I principi della tecnologia blockchain possono colmare le lacune nella sicurezza IoT, alcune aziende ci stanno già lavorando
Non c'è settore applicativo per cui non si ipotizzi l'applicazione
delle tecnologie e delle piattaforme blockchain. In ambito Finance le realizzazioni pilota sono già molte e sperimentazioni sono state avviate in comparti che vanno dalle
assicurazioni alla gestione dei dati personali. L'
Internet of Things è uno degli altri settori per cui si prevede una diffusione importante di blockchain.
Secondo i sostenitori di blockchain in campo IoT, infatti, il modello dei
ledger distribuiti potrebbe portare vantaggi concreti alle applicazioni Internet of Things dal punto di vista della
sicurezza. Il caso
Mirai in primis (ma non c'è solo quello) ha dimostrato che molti device IoT sono
intrinsecamente vulnerabili e la situazione
difficilmente migliorerà nel prossimo futuro, nonostante le
numerose spinte in tal senso.
C'è quindi bisogno di un
maggiore controllo sulle attività dei device IoT di oggi e soprattutto del futuro, controllo che alcuni pensano non sia possibile solo attraverso piattaforme centralizzate in cloud che si troverebbero a gestire magari milioni di dispositivi. La
decentralizzazione potrebbe essere la risposta, almeno in alcuni casi.
Con
i ledger distribuiti e gli smart contract si potrebbero realizzare sistemi in grado di controllare la correttezza delle interazioni fra i dispositi IoT. L'idea di fondo è quella di realizzare reti in cui un numero indefinito di device IoT, dal singolo sensore a un sistema di Smart Home,
condividono dati utilizzando ledger distribuiti e non un sistema centralizzato. Questo permetterebbe di gestire un numero elevato di transazioni senza (teoricamente)

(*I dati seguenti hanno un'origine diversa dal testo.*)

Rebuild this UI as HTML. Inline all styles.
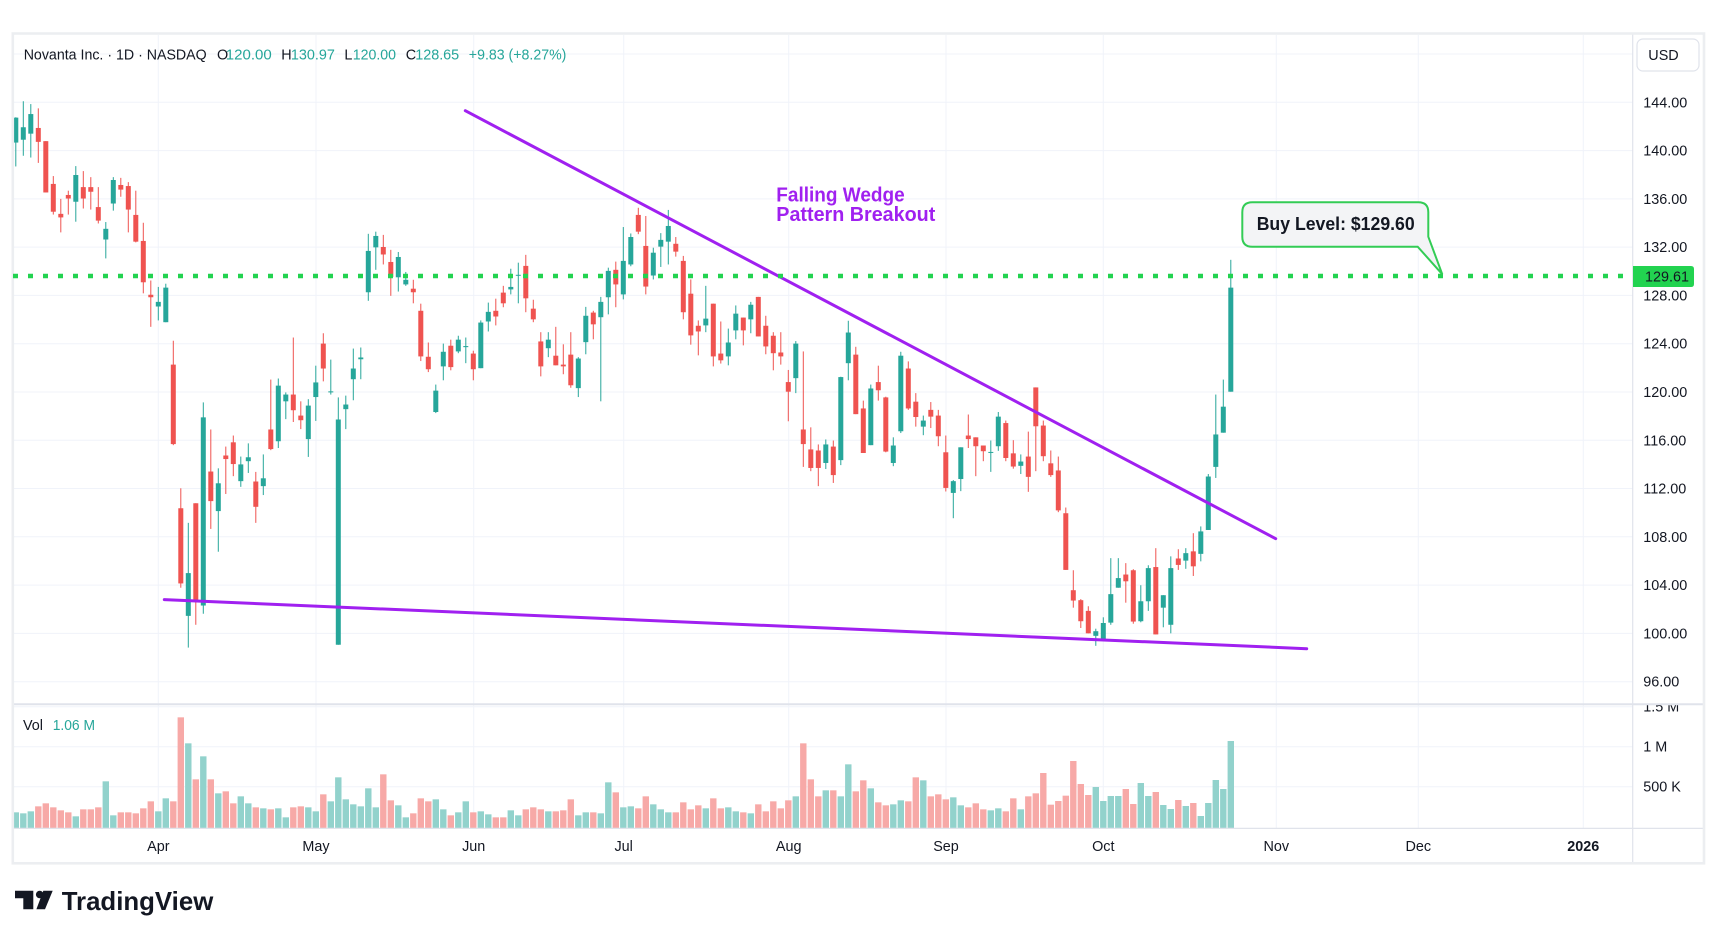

rischi di sovraccarico e mantenendo il controllo il più possibile vicino alla periferia.
Il modello dei ledger distribuiti in questo senso ha il vantaggio di garantire la
correttezza nella gestione dei dati e, attraverso gli smart contract, del funzionamento "attivo" dei dispositivi. Questo concetto avrà più importanza in futuro, quando i device IoT saranno sempre meno passivi collettori di informazioni e sempre più unità capaci di
prendere decisioni in autonomia.
È importante tenere presente che il modello futuribile di blockchain in campo Internet of Things vede i dispositivi IoT come
nodi attivi di una rete blockchain e non semplicemente l'utilizzo di ledger distribuiti per conservare dati e azioni (in senso lato) dei device stessi. Questo è possibile già oggi e se ne hanno
diversi esempi.
Cosa manca ancora
Per trasformare un dispositivo da "fog computing" in anche un nodo blokchain servono elementi che adesso non sono granché diffusi, come ad esempio chip in grado di garantire la privacy nelle comunicazioni tra device e la
non-modificabilità del loro firmware e del loro software. In questo campo si muovono diverse startup come ad esempio
Filament, con una sua piattaforma hardware e software, o la svizzera
Modum, con una applicazione mirata per il controllo della supply chain nel
settore farmaceutico.
Ci sono peraltro già alcune applicazioni pratiche che danno spunti interessanti. Da qualche tempo il carrier australiano
Telstra usa una infrastruttura blockchain privata per
garantire la sicurezza dei suoi prodotti Smart Home. Il firmware e la configurazione di ogni dispositivo hardware installato sono trasformati in un codice hash che viene memorizzato in una blockchain, in modo da poter
verificare velocemente eventuali tentativi di modifica impropria dei dispositivi stessi. Lo stesso viene fatto per le caratteristiche
biometriche (riconoscimento facciale e vocale) dell'utente del sistema Smart Home, che lo configura attraverso un'app per smartphone.
Resta sullo sfondo il
dibattito anche concettuale tra le soluzioni IoT che puntano su una piattaforma centralizzata e quelle che, in prospettiva, puntano sulla maggiore elasticità del peer-to-peer e della decentralizzazione. Nessuna delle due strade è la migliore a priori, evidentemente, e il
confronto fra i due approcci si annuncia interessante.